The first concerns Martin Luther King Jr., the last public figure to speak of race in terms of America’s national covenant. The author is James M. Patterson, an historian at Ave Maria University and a scholar of the intersection of faith and politics.

Treating King as a Christian thinker, Patterson argues that King sought to navigate between the utopianism of the Social Gospel and the realism of Reinhold Niebuhr. Such a via media meant that racial reconciliation would require the coercive power of the state but not be complete apart from a change, a conversion, in the hearts of all Americans. Whites must repent of their racism and blacks must be ready to accept that repentance as Christ has graciously accepted their own.  Patterson depicts King as someone who came to admit his own need for forgiveness, seeing himself as a kind of Moses whose marital failures rightly barred him from the Promised Land he preached.

If Patterson emphasizes King’s Christian optimism, another contributor, Joshua Mitchell, takes stock of the secular mindset of today’s racial illuminati. They too employ the categories of guilt and innocence but apart from a conviction that God has dealt with universal guilt by the sacrifice of his innocent Son.

Thus the labels of sinner and innocent, oppressed and oppressor are not possibilities for every human being, but are rather attached to persons on the basis of their race.
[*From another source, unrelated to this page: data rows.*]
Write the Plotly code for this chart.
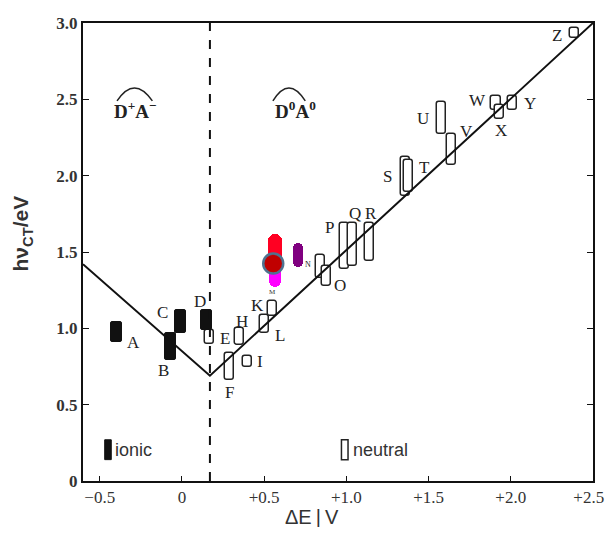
import plotly.graph_objects as go

# ---- data ----
ionic_labels = ["A", "B", "C", "D"]
ionic_x = [-0.40, -0.07, -0.01, 0.15]
ionic_low = [0.91, 0.79, 0.97, 0.99]
ionic_high = [1.04, 0.97, 1.12, 1.12]

neutral_labels = ["E", "F", "H", "I", "L", "K", "N", "O", "P", "Q", "R",
                  "S", "T", "U", "V", "W", "X", "Y", "Z"]
neutral_x = [0.17, 0.29, 0.35, 0.40, 0.50, 0.55, 0.84, 0.88, 0.99, 1.04, 1.14,
             1.36, 1.375, 1.58, 1.64, 1.91, 1.93, 2.01, 2.39]
neutral_low = [0.90, 0.66, 0.89, 0.75, 0.97, 1.08, 1.33, 1.28, 1.39, 1.41, 1.44,
               1.87, 1.89, 2.27, 2.07, 2.43, 2.37, 2.43, 2.90]
neutral_high = [0.99, 0.84, 1.00, 0.82, 1.09, 1.18, 1.48, 1.41, 1.69, 1.69, 1.69,
                2.12, 2.10, 2.48, 2.27, 2.52, 2.46, 2.52, 2.97]

# V-shaped correlation line and ionic/neutral boundary
vline_x = [-0.602, 0.17, 2.5]
vline_y = [1.42, 0.69, 3.0]
boundary_x = 0.17

# new coloured measurements
red_x, red_low, red_high = 0.566, 1.43, 1.62
mag_x, mag_low, mag_high = 0.566, 1.27, 1.47
pur_x, pur_low, pur_high = 0.706, 1.40, 1.56
dot_x, dot_y = 0.555, 1.425

x_ticks = [-0.5, 0, 0.5, 1.0, 1.5, 2.0, 2.5]
x_ticklabels = ["\u22120.5", "0", "+0.5", "+1.0", "+1.5", "+2.0", "+2.5\u00a0\u00a0"]
y_ticks = [0, 0.5, 1.0, 1.5, 2.0, 2.5, 3.0]
y_ticklabels = ["0", "0.5", "1.0", "1.5", "2.0", "2.5", "3.0"]

# label offsets (pixels) relative to box centre
label_off = {
    "A": (17, -10), "B": (-7, -24), "C": (-18, 9), "D": (-7, 18),
    "E": (15, -2), "F": (0, -26), "H": (2, 15), "I": (12, 0),
    "L": (16, -12), "K": (-15, 3), "N": (-12, 2), "O": (13, -10),
    "P": (-15, 18), "Q": (2, 31), "R": (2, 29), "S": (-18, 0),
    "T": (16, 9), "U": (-19, 0), "V": (15, 18), "W": (-19, 3),
    "X": (2, -18), "Y": (18, 0), "Z": (-18, -3),
}

fig = go.Figure()

fig.add_trace(go.Bar(
    x=neutral_x, y=[h - l for h, l in zip(neutral_high, neutral_low)], base=neutral_low,
    width=0.055, marker=dict(color="white", line=dict(color="#222", width=1.5), cornerradius=3),
    showlegend=False, hoverinfo="skip"))
fig.add_trace(go.Bar(
    x=ionic_x, y=[h - l for h, l in zip(ionic_high, ionic_low)], base=ionic_low,
    width=0.065, marker=dict(color="#111", line=dict(color="#111", width=1), cornerradius=2),
    showlegend=False, hoverinfo="skip"))
fig.add_trace(go.Bar(
    x=[mag_x], y=[mag_high - mag_low], base=[mag_low], width=0.07,
    marker=dict(color="#ff00ff", line=dict(width=0), cornerradius="50%"),
    showlegend=False, hoverinfo="skip"))
fig.add_trace(go.Bar(
    x=[red_x], y=[red_high - red_low], base=[red_low], width=0.085,
    marker=dict(color="#ff0022", line=dict(width=0), cornerradius="50%"),
    showlegend=False, hoverinfo="skip"))
fig.add_trace(go.Bar(
    x=[pur_x], y=[pur_high - pur_low], base=[pur_low], width=0.06,
    marker=dict(color="#800080", line=dict(width=0), cornerradius="50%"),
    showlegend=False, hoverinfo="skip"))

fig.add_trace(go.Scatter(x=vline_x, y=vline_y, mode="lines",
                         line=dict(color="#111", width=2), showlegend=False, hoverinfo="skip"))
fig.add_trace(go.Scatter(x=[boundary_x, boundary_x], y=[0, 3.0], mode="lines",
                         line=dict(color="#111", width=2, dash="dash"), showlegend=False, hoverinfo="skip"))
fig.add_trace(go.Scatter(x=[dot_x], y=[dot_y], mode="markers",
                         marker=dict(size=20, color="#c00000", line=dict(color="#4f7290", width=2.5)),
                         showlegend=False, hoverinfo="skip"))

ann = []
lab_font = dict(family="Liberation Serif", size=17, color="#222")
for lab, x, lo, hi in zip(ionic_labels + neutral_labels, ionic_x + neutral_x,
                          ionic_low + neutral_low, ionic_high + neutral_high):
    dx, dy = label_off[lab]
    f = dict(lab_font)
    if lab in ("N",):
        f["size"] = 8
    ann.append(dict(x=x, y=(lo + hi) / 2, text=lab, showarrow=False, xshift=dx, yshift=dy, font=f))
# tiny mark above K
ann.append(dict(x=neutral_x[5], y=neutral_high[5], text="M", showarrow=False, yshift=9,
                font=dict(family="Liberation Serif", size=7, color="#333")))

# region labels
ann.append(dict(x=-0.28, y=2.43, text="D<sup>+</sup>A<sup>\u2212</sup>", showarrow=False,
                font=dict(family="Liberation Serif", size=19, color="#222", weight="bold")))
ann.append(dict(x=0.69, y=2.43, text="D<sup>0</sup>A<sup>0</sup>", showarrow=False,
                font=dict(family="Liberation Serif", size=19, color="#222", weight="bold")))

# legend keys (text)
ann.append(dict(x=-0.42, y=0.2, text="ionic", showarrow=False, xanchor="left",
                font=dict(family="Liberation Sans", size=18, color="#333")))
ann.append(dict(x=1.03, y=0.2, text="neutral", showarrow=False, xanchor="left",
                font=dict(family="Liberation Sans", size=18, color="#333")))

# axis titles
ann.append(dict(xref="paper", yref="paper", x=-0.12, y=0.54, xanchor="center", yanchor="middle",
                text="<b>h\u03bd<sub>CT</sub>/eV</b>", textangle=-90, showarrow=False,
                font=dict(family="Liberation Sans", size=21, color="#333")))
ann.append(dict(xref="paper", yref="paper", x=0.449, y=-0.079, xanchor="center", yanchor="middle",
                text="\u0394E\u2009|\u2009V", showarrow=False,
                font=dict(family="Liberation Sans", size=20, color="#333")))

shapes = [
    # legend key boxes
    dict(type="rect", x0=-0.47, x1=-0.43, y0=0.14, y1=0.27, fillcolor="#111", line=dict(color="#111", width=1)),
    dict(type="rect", x0=0.97, x1=1.01, y0=0.14, y1=0.27, fillcolor="white", line=dict(color="#222", width=1.5)),
    # arcs over D...A
    dict(type="path", path="M -0.395,2.49 Q -0.29,2.66 -0.18,2.49", line=dict(color="#222", width=1.5)),
    dict(type="path", path="M 0.553,2.49 Q 0.65,2.66 0.75,2.49", line=dict(color="#222", width=1.5)),
]

fig.update_layout(
    width=605, height=519,
    margin=dict(l=75, r=20, t=15, b=46),
    paper_bgcolor="white", plot_bgcolor="white",
    barmode="overlay", bargap=0,
    annotations=ann, shapes=shapes,
    xaxis=dict(range=[-0.602, 2.5], tickvals=x_ticks, ticktext=x_ticklabels, automargin=False,
               showgrid=False, zeroline=False, showline=True, linecolor="#111", linewidth=2,
               mirror=True, ticks="inside", ticklen=5, tickcolor="#111",
               tickfont=dict(family="Liberation Serif", size=17, color="#333")),
    yaxis=dict(range=[0, 3.0], tickvals=y_ticks, ticktext=y_ticklabels, automargin=False,
               showgrid=False, zeroline=False, showline=True, linecolor="#111", linewidth=2,
               mirror="ticks", ticks="inside", ticklen=6, tickcolor="#111",
               tickfont=dict(family="Liberation Serif", size=17, color="#333", weight="bold")),
)

fig.write_html("out.html")
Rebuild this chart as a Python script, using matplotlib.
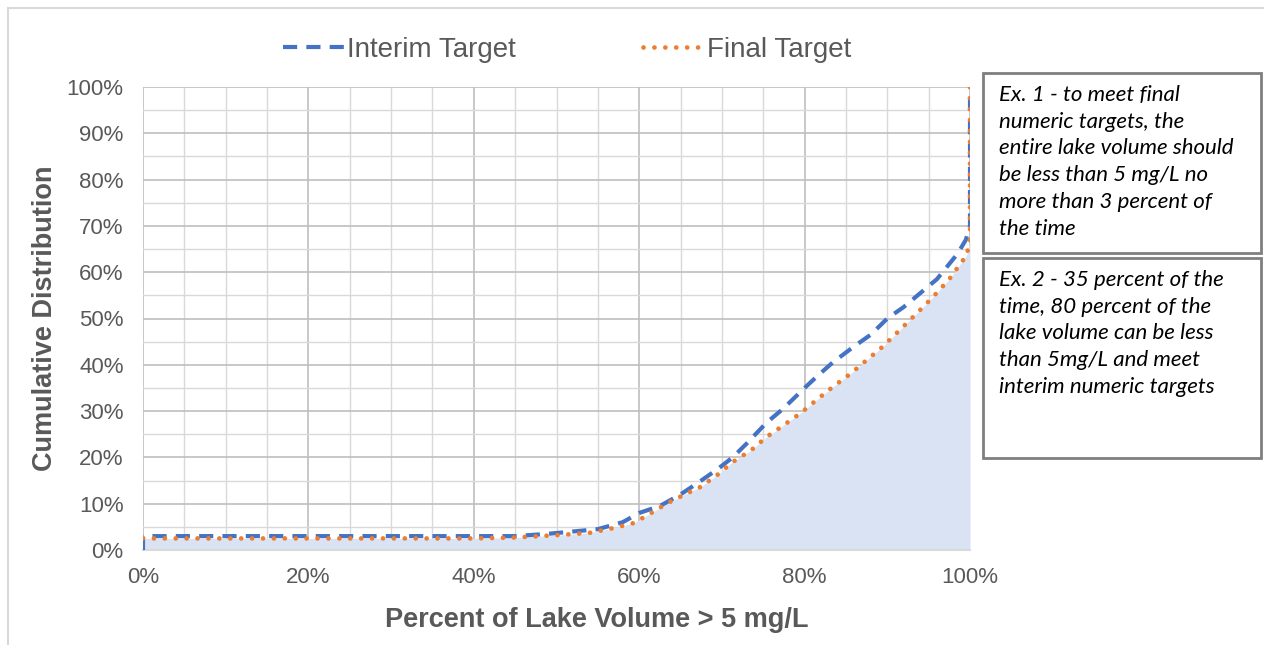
import matplotlib
matplotlib.use("Agg")
import matplotlib.pyplot as plt
from matplotlib.patches import Rectangle
from matplotlib.ticker import MultipleLocator, PercentFormatter

# values (percent)
interim_x = [0, 0, 1, 5, 10, 20, 30, 40, 45, 49, 52, 55, 58, 60, 62.5, 65, 67.5, 69.5, 71.3,
             73, 75.4, 77.4, 80, 81.5, 83.4, 86, 88, 90, 92, 94, 96, 98.5, 99.5, 100, 100]
interim_y = [0, 3, 3, 3, 3, 3, 3, 3, 3, 3.5, 4, 4.5, 6, 8, 9.5, 12, 15, 17.5, 20,
             23, 27.5, 30.5, 35, 37.5, 40.5, 44, 46.5, 50, 52.5, 55.5, 58.5, 64, 67, 70, 100]

final_x = [0, 1, 5, 10, 20, 30, 40, 45, 50, 54, 56.8, 59.3, 61, 63.4, 65.5, 67.4, 69.5, 71.3,
           73.5, 75.4, 77.5, 79.7, 81.5, 83.4, 85.5, 87.5, 89.5, 91.5, 93.5, 95.5, 97.5, 99.6, 100, 100]
final_y = [2.5, 2.5, 2.5, 2.5, 2.5, 2.5, 2.5, 2.7, 3.2, 3.7, 4.7, 5.8, 7.5, 10.1, 12, 13.6, 16.3, 19,
           21.5, 24.4, 27, 29.8, 32.5, 35.2, 38, 41, 44, 47.5, 51, 54.6, 58.5, 63.7, 67, 100]

note_1 = ("Ex. 1 - to meet final\nnumeric targets, the\nentire lake volume should\n"
          "be less than 5 mg/L no\nmore than 3 percent of\nthe time")
note_2 = ("Ex. 2 - 35 percent of the\ntime, 80 percent of the\nlake volume can be less\n"
          "than 5mg/L and meet\ninterim numeric targets")

plt.rcParams['font.family'] = ['Liberation Sans', 'DejaVu Sans']
txt_color = '#595959'

fig = plt.figure(figsize=(12.64, 6.45), dpi=100)
ax = fig.add_axes([143 / 1264, 1 - 550 / 645, 827 / 1264, 463 / 645])

# shaded area under the final target curve (without the vertical jump)
ax.fill_between(final_x[:-1], 0, final_y[:-1], color='#DAE3F3', zorder=1, linewidth=0)

ax.plot(interim_x, interim_y, color='#4472C4', linewidth=3, linestyle=(0, (3.4, 2.2)),
        label='Interim Target', zorder=3)
ax.plot(final_x, final_y, color='#ED7D31', linewidth=3.4, linestyle=(0, (0.01, 2.3)),
        dash_capstyle='round', label='Final Target', zorder=4)

ax.set_xlim(0, 100)
ax.set_ylim(0, 100)
ax.xaxis.set_major_locator(MultipleLocator(20))
ax.xaxis.set_minor_locator(MultipleLocator(5))
ax.yaxis.set_major_locator(MultipleLocator(10))
ax.yaxis.set_minor_locator(MultipleLocator(5))
ax.xaxis.set_major_formatter(PercentFormatter(decimals=0))
ax.yaxis.set_major_formatter(PercentFormatter(decimals=0))
ax.grid(which='major', color='#BFBFBF', linewidth=1.2, zorder=0)
ax.grid(which='minor', color='#D9D9D9', linewidth=1.0, zorder=0)
ax.set_axisbelow(True)
ax.tick_params(which='both', length=0, labelsize=16, labelcolor=txt_color)
ax.tick_params(axis='x', pad=12)
ax.tick_params(axis='y', pad=14)
for side in ['top', 'right', 'left']:
    ax.spines[side].set_visible(False)
ax.spines['bottom'].set_color('#D9D9D9')
ax.spines['bottom'].set_linewidth(1.5)

ax.set_xlabel('Percent of Lake Volume > 5 mg/L', fontsize=19.5, fontweight='bold',
              color=txt_color)
ax.xaxis.set_label_coords(0.549, -0.123)
ax.set_ylabel('Cumulative Distribution', fontsize=19.5, fontweight='bold',
              color=txt_color, labelpad=6)

fig.legend(loc='center', bbox_to_anchor=(567 / 1264, 1 - 50 / 645), ncol=2, frameon=False,
           fontsize=20, handlelength=2.2, handletextpad=0.1, columnspacing=4.6,
           labelcolor=txt_color)

# outer chart frame (top / left only visible in the reference)
fig.add_artist(plt.Line2D([8 / 1264, 1], [1 - 8 / 645] * 2, color='#D9D9D9', linewidth=1.5,
                          transform=fig.transFigure))
fig.add_artist(plt.Line2D([8 / 1264] * 2, [0, 1 - 8 / 645], color='#D9D9D9', linewidth=1.5,
                          transform=fig.transFigure))

# annotation boxes
for top, bottom, note in [(73, 253, note_1), (258, 458, note_2)]:
    fig.add_artist(Rectangle((983 / 1264, 1 - bottom / 645), 278 / 1264, (bottom - top) / 645,
                             transform=fig.transFigure, facecolor='white',
                             edgecolor='#7F7F7F', linewidth=2))
    fig.text(999 / 1264, 1 - (top + 12) / 645, note, ha='left', va='top', fontsize=16,
             style='italic', family=['Lato', 'DejaVu Sans'], color='black', linespacing=1.42)

fig.savefig('out.png', dpi=100)
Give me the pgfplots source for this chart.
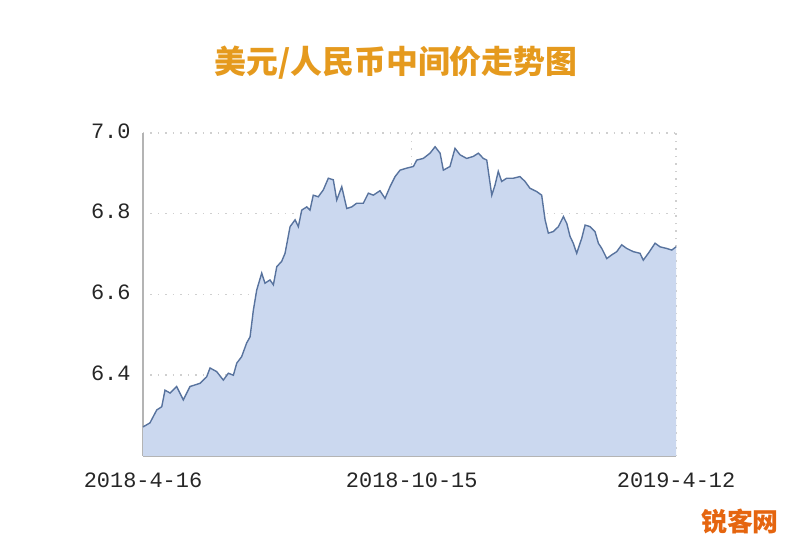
\documentclass[border=0pt]{standalone}
\usepackage{pgfplots}
\pgfplotsset{compat=1.18}
\usepackage{pgfplotstable}
\usepackage{fontspec}
\setmainfont{Liberation Sans}
\newfontfamily\cjk{Noto Sans CJK SC}
\newfontfamily\tickfont{Liberation Mono}

\definecolor{linecol}{HTML}{58739E}
\definecolor{fillcol}{HTML}{CBD8EF}
\definecolor{titlecol}{HTML}{E59A1E}
\definecolor{axiscol}{HTML}{B4B4B4}
\definecolor{gridcol}{HTML}{CFCFCF}
\definecolor{wmcol}{HTML}{E5650F}

% day index from 2018-4-16, middle rate
\pgfplotstableread{
x y
0 6.272
4.7 6.282
9.3 6.314
12.7 6.322
14.9 6.363
18.3 6.356
22.8 6.372
27.3 6.339
31.8 6.372
38.6 6.380
43.1 6.396
45.4 6.418
49.9 6.409
54.4 6.388
57.8 6.405
61.2 6.400
63.5 6.430
66.8 6.446
70.2 6.480
72.5 6.495
74.7 6.560
77.0 6.611
80.4 6.653
82.6 6.628
86.0 6.636
88.3 6.624
90.6 6.669
93.9 6.682
96.2 6.702
99.6 6.768
103.0 6.785
105.2 6.768
107.5 6.809
110.9 6.817
113.1 6.809
115.3 6.846
118.7 6.842
122.1 6.859
125.5 6.888
128.9 6.884
131.2 6.834
134.6 6.867
138.0 6.813
141.4 6.817
144.7 6.826
149.2 6.826
152.6 6.851
156.0 6.846
160.5 6.857
163.9 6.838
167.3 6.867
170.7 6.892
174.1 6.908
178.6 6.913
183.1 6.917
185.4 6.933
189.8 6.937
194.4 6.950
197.8 6.966
201.2 6.950
203.4 6.908
207.9 6.917
211.3 6.962
214.7 6.946
219.2 6.937
223.7 6.942
227.1 6.950
230.5 6.937
232.8 6.933
236.2 6.846
238.4 6.871
240.6 6.905
242.9 6.880
246.3 6.888
250.8 6.888
255.3 6.892
258.7 6.880
262.1 6.863
266.6 6.855
270.0 6.846
272.3 6.785
274.5 6.752
277.9 6.756
281.3 6.768
284.7 6.793
287.0 6.776
289.2 6.744
291.4 6.727
293.7 6.702
297.1 6.739
299.4 6.772
302.8 6.768
306.1 6.756
308.4 6.727
310.7 6.714
314.1 6.689
317.4 6.698
320.8 6.706
324.2 6.723
327.6 6.714
332.1 6.706
336.6 6.702
338.8 6.685
342.2 6.702
346.8 6.727
350.2 6.718
354.7 6.714
358.1 6.710
361 6.718
}\ratetable

\begin{document}
\begin{tikzpicture}[x=1bp,y=1bp]
\useasboundingbox (0,0) rectangle (800,550);
\node[text=titlecol,font=\cjk\bfseries\fontsize{32}{32}\selectfont] at (396,487) {美元/人民币中间价走势图};
\begin{axis}[
  at={(143bp,94bp)}, anchor=south west,
  width=533bp, height=323bp, scale only axis,
  xmin=0, xmax=361, ymin=6.2, ymax=7.0,
  axis x line=bottom, axis y line=left,
  axis line style={draw=axiscol, line width=1.6pt, -},
  xtick={0,182,361},
  xticklabels={2018-4-16,2018-10-15,2019-4-12},
  ytick={6.4,6.6,6.8,7.0},
  y tick label style={/pgf/number format/fixed, /pgf/number format/fixed zerofill, /pgf/number format/precision=1},
  /pgf/number format/assume math mode=true,
  ticklabel style={font=\tickfont\fontsize{22}{22}\selectfont, text=black!85},
  major tick length=0pt,
  xticklabel style={yshift=-13bp},
  yticklabel style={xshift=-9bp, yshift=2bp},
  grid=major,
  major grid style={draw=gridcol, line width=1.5pt, dash pattern=on 1.5pt off 6pt},
  clip=false,
]
\addplot[fill=fillcol, draw=none] table[x=x,y=y]{\ratetable} \closedcycle;
\addplot[draw=linecol, line width=1.4pt] table[x=x,y=y]{\ratetable};
\end{axis}
\node[text=wmcol,font=\cjk\bfseries\fontsize{26}{26}\selectfont] at (740,28) {锐客网};
\end{tikzpicture}
\end{document}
Whites are guilty because they are white; blacks innocent because they are black. Redemption and reconciliation through forgiveness is not on offer, only perpetual repentance on the part of one group. Mitchell contrasts this national dead-end with a theory of liberal competence, in which citizens rely upon each other across all racial divides to build a common world.

I conclude with a stirring passage from Derryck Green’s contribution that itself commends the book:

Blacks have been systematically targeted, attacked, hurt, and damaged. Slavery and segregation, while not unique to America, were evil. They were sins against the national covenant, and these sins have been massive impediments to the peace and unity which most blacks and whites seek. The residual of white racial chauvinism, though legally outlawed, continues to guide far too many hearts and minds. Some black anger and resentment are therefore understandable; some are not. But it doesn’t matter. Jesus was very clear that the obligation of his followers is to upend the normal cycle of reciprocating anger, antipathy, and hostility. As his disciples, black folks in the churches must initiate reconciliation, and that begins with forgiveness.

James F. Keating is currently the Director the Humanities Program at Providence College and Associate Professor of Theology there. He is editor of the forthcoming Restoring Ancient Beauty: The Revival of Thomistic Theology.